_Given instruction_. Take the lines from the top down to and including the one with "right_ticks = [-20, -15, -10, -5, 0, 5, 10, 15]" and repeat them exactly. Omit images.

_Data provided_.
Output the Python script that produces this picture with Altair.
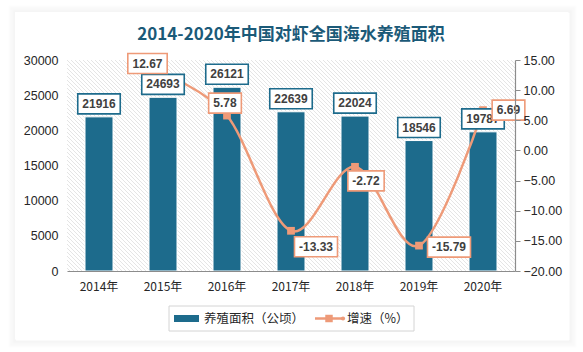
import altair as alt
import pandas as pd

# ---------------- data ----------------
years = ["2014年", "2015年", "2016年", "2017年", "2018年", "2019年", "2020年"]
area = [21916, 24693, 26121, 22639, 22024, 18546, 19787]
growth_years = ["2015年", "2016年", "2017年", "2018年", "2019年", "2020年"]
growth = [12.67, 5.78, -13.33, -2.72, -15.79, 6.69]
series_names = ["养殖面积（公顷）", "增速（%）"]
title_text = "2014-2020年中国对虾全国海水养殖面积"
left_ticks = [0, 5000, 10000, 15000, 20000, 25000, 30000]
right_ticks = [-20, -15, -10, -5, 0, 5, 10, 15]

# ---------------- layout / style ----------------
W, H = 448, 211
BLUE = "#1d6b8c"
SALMON = "#ee9a78"
FONT = "Noto Sans CJK SC"
NUMFONT = "Liberation Sans"
TXT = "#262626"
# label box placement (pixel offset of box centre from point)
label_offsets = {
    "2015年": (-15.5, -10.5),
    "2016年": (-2, -12.5),
    "2017年": (25, 16),
    "2018年": (11, 14),
    "2019年": (30, 1.5),
    "2020年": (25.5, 0),
}

bar_df = pd.DataFrame({"year": years, "area": area})
bar_df["lbl"] = [str(v) for v in area]
line_df = pd.DataFrame({"year": growth_years, "g": growth})
line_df["lbl"] = [f"{v:.2f}" for v in growth]
one = pd.DataFrame({"k": [0]})


def X(axis=None):
    return alt.X("year:N", sort=years,
                 scale=alt.Scale(domain=years, paddingInner=0, paddingOuter=0),
                 axis=axis)


def YL(axis=None):
    return alt.Y("area:Q", scale=alt.Scale(domain=[0, 30000], nice=False, zero=True), axis=axis)


def YR(axis=None):
    return alt.Y("g:Q", scale=alt.Scale(domain=[-20, 15], nice=False, zero=False), axis=axis)


W_EXPR = ("6.7*length(replace(replace(datum.lbl, '.', ''), '-', '')) + "
          "3.6*(length(datum.lbl) - length(replace(replace(datum.lbl, '.', ''), '-', ''))) + 9")
SHP_EXPR = ("'M-1,' + (-20/datum.bw) + 'L1,' + (-20/datum.bw) + 'L1,' + (20/datum.bw) + "
            "'L-1,' + (20/datum.bw) + 'Z'")


def with_box(ch):
    return ch.transform_calculate(bw=W_EXPR).transform_calculate(
        sz="datum.bw*datum.bw", shp=SHP_EXPR)


layers = []

# card shadow + card
for i in range(1, 9):
    layers.append(
        alt.Chart(one).mark_rect(fillOpacity=0, stroke="#000000",
                                 strokeOpacity=0.05 * (1 - i / 9.0), strokeWidth=1)
        .encode(x=alt.value(-52 - i + 1), x2=alt.value(501 + i + 1),
                y=alt.value(-48 - i + 1), y2=alt.value(279 + i + 1))
    )
layers.append(
    alt.Chart(one).mark_rect(fill="white")
    .encode(x=alt.value(-52), x2=alt.value(501), y=alt.value(-48), y2=alt.value(279))
)

# hatched plot background
hatch = (
    alt.Chart(alt.sequence(-55, 115, as_="k"))
    .transform_calculate(hx="datum.k*4", hx2="datum.k*4 + 211", hy="211", hy2="0")
    .mark_rule(clip=True, stroke="#dadada", strokeWidth=0.7)
    .encode(
        x=alt.X("hx:Q", scale=alt.Scale(domain=[0, W], nice=False, zero=False), axis=None),
        x2="hx2:Q",
        y=alt.Y("hy:Q", scale=alt.Scale(domain=[0, H], nice=False, zero=False), axis=None),
        y2="hy2:Q",
    )
)
layers.append(hatch)

# title
layers.append(
    alt.Chart(one).mark_text(text=title_text, font=FONT, fontSize=17, fontWeight="bold",
                             color="#1b5a78", align="center", baseline="middle")
    .encode(x=alt.value(224), y=alt.value(-25))
)

# bars with axes
bars = alt.Chart(bar_df).mark_bar(size=28, color=BLUE, stroke="white", strokeWidth=1).encode(
    x=X(alt.Axis(title=None, labelAngle=0, ticks=False, domainColor="#8c8c8c",
                 domainWidth=1.2, labelPadding=10, labelFont=FONT, labelFontSize=12,
                 labelColor=TXT, zindex=1)),
    y=YL(alt.Axis(title=None, orient="left", values=left_ticks, format="d", domain=False,
                  ticks=False, grid=False, labelPadding=9, labelFont=NUMFONT,
                  labelFontSize=12.5, labelColor=TXT, zindex=1)),
)
layers.append(bars)

# growth line + markers
line = alt.Chart(line_df).mark_line(interpolate="cardinal", color=SALMON, strokeWidth=2.5).encode(
    x=X(),
    y=YR(alt.Axis(title=None, orient="right", values=right_ticks, format=".2f",
                  domainColor="#8c8c8c", tickColor="#8c8c8c", tickSize=5, domainWidth=1.2,
                  grid=False, labelPadding=3, labelFont=NUMFONT, labelFontSize=12.5,
                  labelColor=TXT, zindex=1)),
)
layers.append(line)
layers.append(
    alt.Chart(line_df).mark_point(shape="square", filled=True, color=SALMON, size=60, opacity=1)
    .encode(x=X(), y=YR())
)

# bar value labels
layers.append(
    with_box(alt.Chart(bar_df)).mark_point(filled=True, fill="white", stroke=BLUE,
                                           strokeWidth=1.6, opacity=1, yOffset=-13)
    .encode(x=X(), y=YL(), shape=alt.Shape("shp:N", scale=None),
            size=alt.Size("sz:Q", scale=None))
)
layers.append(
    alt.Chart(bar_df).mark_text(font=NUMFONT, fontSize=12, fontWeight="bold", color="#404040",
                                yOffset=-13, baseline="middle", align="center")
    .encode(x=X(), y=YL(), text="lbl:N")
)

# growth value labels
for yr, (dx, dy) in label_offsets.items():
    base = alt.Chart(line_df).transform_filter(alt.datum.year == yr)
    layers.append(
        with_box(base).mark_point(filled=True, fill="white", stroke=SALMON, strokeWidth=1.6,
                                  opacity=1, xOffset=dx, yOffset=dy)
        .encode(x=X(), y=YR(), shape=alt.Shape("shp:N", scale=None),
                size=alt.Size("sz:Q", scale=None))
    )
    layers.append(
        base.mark_text(font=NUMFONT, fontSize=12, fontWeight="bold", color="#404040",
                       xOffset=dx, yOffset=dy, baseline="middle", align="center")
        .encode(x=X(), y=YR(), text="lbl:N")
    )

# legend
layers.append(
    alt.Chart(one).mark_rect(fill="white", stroke="#d4d4d4", strokeWidth=1)
    .encode(x=alt.value(102), x2=alt.value(347), y=alt.value(246), y2=alt.value(271))
)
layers.append(
    alt.Chart(one).mark_rect(fill=BLUE)
    .encode(x=alt.value(107), x2=alt.value(132), y=alt.value(255), y2=alt.value(262))
)
layers.append(
    alt.Chart(one).mark_text(text=series_names[0], font=FONT, fontSize=12.5, color=TXT,
                             align="left", baseline="middle")
    .encode(x=alt.value(137), y=alt.value(258.5))
)
layers.append(
    alt.Chart(one).mark_rule(stroke=SALMON, strokeWidth=2.5)
    .encode(x=alt.value(248), x2=alt.value(276), y=alt.value(258.5))
)
layers.append(
    alt.Chart(one).mark_point(shape="square", filled=True, color=SALMON, size=56, opacity=1)
    .encode(x=alt.value(262), y=alt.value(258.5))
)
layers.append(
    alt.Chart(one).mark_point(shape="circle", filled=True, color=SALMON, size=18, opacity=1)
    .encode(x=alt.value(276), y=alt.value(258.5))
)
layers.append(
    alt.Chart(one).mark_text(text=series_names[1], font=FONT, fontSize=12.5, color=TXT,
                             align="left", baseline="middle")
    .encode(x=alt.value(280), y=alt.value(258.5))
)

chart = (
    alt.layer(*layers)
    .resolve_scale(x="independent", y="independent")
    .properties(width=W, height=H,
                autosize=alt.AutoSizeParams(type="none"),
                padding={"left": 67, "top": 60, "right": 68, "bottom": 81},
                background="white")
    .configure_view(stroke=None)
)

chart.save("out.html", embed_options={"renderer": "svg", "actions": False})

_Result of the exercise_.
Output the Python script that produces this picture with Altair.
import altair as alt
import pandas as pd

# ---------------- data ----------------
years = ["2014年", "2015年", "2016年", "2017年", "2018年", "2019年", "2020年"]
area = [21916, 24693, 26121, 22639, 22024, 18546, 19787]
growth_years = ["2015年", "2016年", "2017年", "2018年", "2019年", "2020年"]
growth = [12.67, 5.78, -13.33, -2.72, -15.79, 6.69]
series_names = ["养殖面积（公顷）", "增速（%）"]
title_text = "2014-2020年中国对虾全国海水养殖面积"
left_ticks = [0, 5000, 10000, 15000, 20000, 25000, 30000]
right_ticks = [-20, -15, -10, -5, 0, 5, 10, 15]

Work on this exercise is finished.